In 2006, Checkpoint further expanded its source tagging business with new print technology and production capabilities through the purchase of ADS Worldwide, a UKbased supplier of apparel labels, tags, and trim products.

=== Acquisitions (2007–present) ===
Over the next five years, several acquisitions enabled Checkpoint to extend its offering of merchandise availability applications for retailers:
- In 2007, Alpha S3. A U.S.-based provider of security products for protecting high-theft merchandise; and SIDEP, a supplier of EAS systems operating in France and China.
- In 2008, Asialco Electronics Company. A China-based manufacturer of RF-EAS labels to meet growing demand in emerging Asian markets.
- Also in 2008, OATSystems. An RFID application software company, founded by Prasad Putta and Dr. Sanjay Sarma (who co-founded the MIT AutoID Lab), enabled Checkpoint to provide tracking and inventory management solutions throughout the supply chain.
- In 2009, Brilliant Label Manufacturing Ltd. A China-based manufacturer of apparel labels and tags added more labeling products for the global apparel industry.
- In 2011, Shore to Shore.

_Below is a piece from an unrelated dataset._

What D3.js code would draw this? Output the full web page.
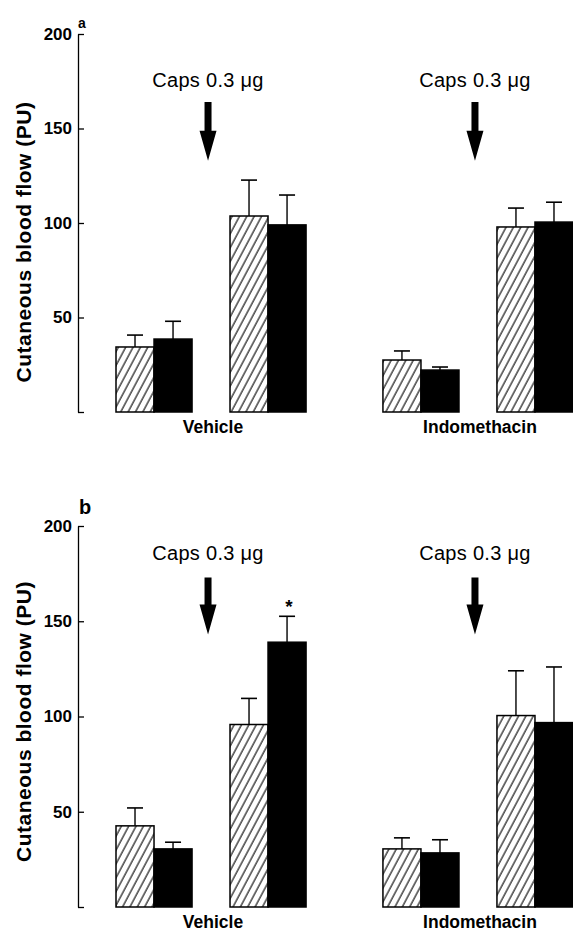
<!DOCTYPE html>
<html>
<head>
<meta charset="utf-8">
<script src="https://cdn.jsdelivr.net/npm/d3@7"></script>
<style>
  body { margin: 0; background: #fff; overflow: hidden; }
  svg { display: block; }
  text { font-family: "Liberation Sans", Arial, Helvetica, sans-serif; fill: #000; }
  .axis path, .axis line { stroke: #000; stroke-width: 1.3; }
  .axis text { font-size: 17px; font-weight: bold; font-family: "Liberation Sans", Arial, sans-serif; }
</style>
</head>
<body>
<div id="chart"></div>
<script>
// ------------------------------------------------------------------ data
const conditions = ["Vehicle", "Indomethacin"];
const phases = ["Basal", "Capsaicin"];
const seriesNames = ["hatched", "solid"];
const panelLabels = ["a", "b"];
const yTicks = [0, 50, 100, 150, 200];

// order: Vehicle basal, Vehicle caps, Indo basal, Indo caps
const hatchedA = [34.4, 103.7, 27.5, 97.9];
const hatchedSemA = [6.3, 19.0, 4.8, 10.0];
const solidA = [38.6, 99.0, 22.2, 100.5];
const solidSemA = [9.4, 15.8, 1.6, 10.5];

const hatchedB = [42.6, 95.8, 30.5, 100.5];
const hatchedSemB = [9.4, 13.7, 5.8, 23.5];
const solidB = [30.5, 139.0, 28.4, 96.8];
const solidSemB = [3.5, 13.6, 6.9, 29.2];

const starredB = [false, true, false, false]; // solid bars with *

// arrow annotation (in PU units): caption, arrow top, arrow tip
const captionText = "Caps 0.3 \u03bcg";
const captionAt = [172, 182];
const arrowFrom = [164, 173];
const arrowTo = [133, 143];

const yTitle = "Cutaneous blood flow (PU)";

// ------------------------------------------------------------------ layout
const width = 573, height = 933;
const panels = [
  { top: 34, bottom: 412, hatched: hatchedA, hSem: hatchedSemA, solid: solidA, sSem: solidSemA, stars: [false, false, false, false] },
  { top: 526, bottom: 907, hatched: hatchedB, hSem: hatchedSemB, solid: solidB, sSem: solidSemB, stars: starredB }
];
const axisX = 78;

const svg = d3.select("#chart").append("svg")
  .attr("width", width)
  .attr("height", height);

// hatch pattern "/"
svg.append("defs").append("pattern")
  .attr("id", "hatch")
  .attr("patternUnits", "userSpaceOnUse")
  .attr("width", 6.5)
  .attr("height", 10)
  .attr("patternTransform", "rotate(28)")
  .append("line")
  .attr("x1", 1).attr("y1", 0).attr("x2", 1).attr("y2", 10)
  .attr("stroke", "#000").attr("stroke-width", 1.1);

// x scales: condition -> phase -> series
const x0 = d3.scaleBand().domain(conditions).range([116, 573]).paddingInner(0.288);
const x1 = d3.scaleBand().domain(phases).range([0, x0.bandwidth()]).paddingInner(0.333);
const x2 = d3.scaleBand().domain(seriesNames).range([0, x1.bandwidth()]);

panels.forEach((p, pi) => {
  const y = d3.scaleLinear().domain([0, 200]).range([p.bottom, p.top]);
  const g = svg.append("g");

  // rows for bars
  let rows = [];
  conditions.forEach((c, ci) => {
    phases.forEach((ph, phi) => {
      const k = ci * 2 + phi;
      rows.push({ c: c, ph: ph, s: "hatched", v: p.hatched[k], sem: p.hSem[k], star: false });
      rows.push({ c: c, ph: ph, s: "solid", v: p.solid[k], sem: p.sSem[k], star: p.stars[k] });
    });
  });
  const bx = d => x0(d.c) + x1(d.ph) + x2(d.s);

  // error bars (up only)
  const eb = g.selectAll(".err").data(rows).enter().append("g");
  eb.append("line")
    .attr("x1", d => bx(d) + x2.bandwidth() / 2)
    .attr("x2", d => bx(d) + x2.bandwidth() / 2)
    .attr("y1", d => y(d.v))
    .attr("y2", d => y(d.v + d.sem))
    .attr("stroke", "#000").attr("stroke-width", 1.4);
  eb.append("line")
    .attr("x1", d => bx(d) + x2.bandwidth() / 2 - 8)
    .attr("x2", d => bx(d) + x2.bandwidth() / 2 + 8)
    .attr("y1", d => y(d.v + d.sem))
    .attr("y2", d => y(d.v + d.sem))
    .attr("stroke", "#000").attr("stroke-width", 1.6);

  // bars
  g.selectAll(".bar").data(rows).enter().append("rect")
    .attr("x", d => bx(d))
    .attr("y", d => y(d.v))
    .attr("width", x2.bandwidth())
    .attr("height", d => y(0) - y(d.v))
    .attr("fill", d => d.s === "hatched" ? "url(#hatch)" : "#000")
    .attr("stroke", "#000")
    .attr("stroke-width", 1.5);

  // significance star
  g.selectAll(".star").data(rows.filter(d => d.star)).enter().append("text")
    .attr("x", d => bx(d) + x2.bandwidth() / 2 + 2)
    .attr("y", d => y(d.v + d.sem) - 3)
    .attr("text-anchor", "middle")
    .style("font-size", "19px").style("font-weight", "bold")
    .text("*");

  // y axis
  g.append("g")
    .attr("class", "axis")
    .attr("transform", "translate(" + axisX + ",0)")
    .call(d3.axisLeft(y).tickValues(yTicks).tickSizeInner(-6).tickSizeOuter(0).tickPadding(6)
      .tickFormat(d => d === 0 ? "" : d));

  // y title
  g.append("text")
    .attr("transform", "translate(31," + ((p.top + p.bottom) / 2 + (pi === 0 ? 19 : 5)) + ") rotate(-90)")
    .attr("text-anchor", "middle")
    .style("font-size", "21px").style("font-weight", "bold")
    .style("letter-spacing", "0.5px")
    .text(yTitle);

  // panel letter
  g.append("text")
    .attr("x", axisX + (pi === 0 ? 0 : 1))
    .attr("y", pi === 0 ? y(200) - 6 : y(200) - 12)
    .style("font-size", pi === 0 ? "14px" : "20px").style("font-weight", "bold")
    .text(panelLabels[pi]);

  // x labels
  g.selectAll(".xl").data(conditions).enter().append("text")
    .attr("x", c => x0(c) + x0.bandwidth() / 2 + 2)
    .attr("y", p.bottom + 21)
    .attr("text-anchor", "middle")
    .style("font-size", "17.5px").style("font-weight", "bold")
    .text(c => c);

  // capsaicin arrows
  conditions.forEach(c => {
    const cx = x0(c) + x0.bandwidth() / 2 - 3;
    const yTop = y(arrowFrom[pi]), yTip = y(arrowTo[pi]);
    const headH = 30;
    g.append("path")
      .attr("d", "M" + (cx - 3.5) + "," + yTop + "H" + (cx + 3.5) + "V" + (yTip - headH) +
        "H" + (cx + 8.5) + "L" + cx + "," + yTip + "L" + (cx - 8.5) + "," + (yTip - headH) +
        "H" + (cx - 3.5) + "Z")
      .attr("fill", "#000");
    g.append("text")
      .attr("x", cx)
      .attr("y", y(captionAt[pi]))
      .attr("text-anchor", "middle")
      .style("font-size", "20px")
      .style("letter-spacing", "0.3px")
      .text(captionText);
  });
});
</script>
</body>
</html>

A global manufacturer of labels and tags for apparel and footwear expanded Checkpoint's production, capabilities, and global reach.
- In 2016, Checkpoint announces a collaboration with Microsoft Corp. to bring their RFID Merchandise Visibility solutions to the cloud, and utilize Microsoft analytical tools.
- In 2016, acquired by CCL Industries and announced collaboration with Microsoft to bring RFID merchandise visibility to cloud platforms.
- In 2025, launched Chinook RFID inlay, the first microwave-safe, reusable food-packaging RFID inlay, supporting circular economy applications."Checkpoint Systems Boosts Smart Food Chain with Chinook™ Inlay"
- In 2025, opened a 10,000 m² RFID manufacturing facility in Mexico City with a capacity to produce 4.2 billion inlays/year, including blank, printed, and encoded versions; certified to SMETA and FSC CoC standards.
- Combined with its China production facility, Checkpoint's total global inlay capacity reaches ~7.5 billion RFID inlays per year.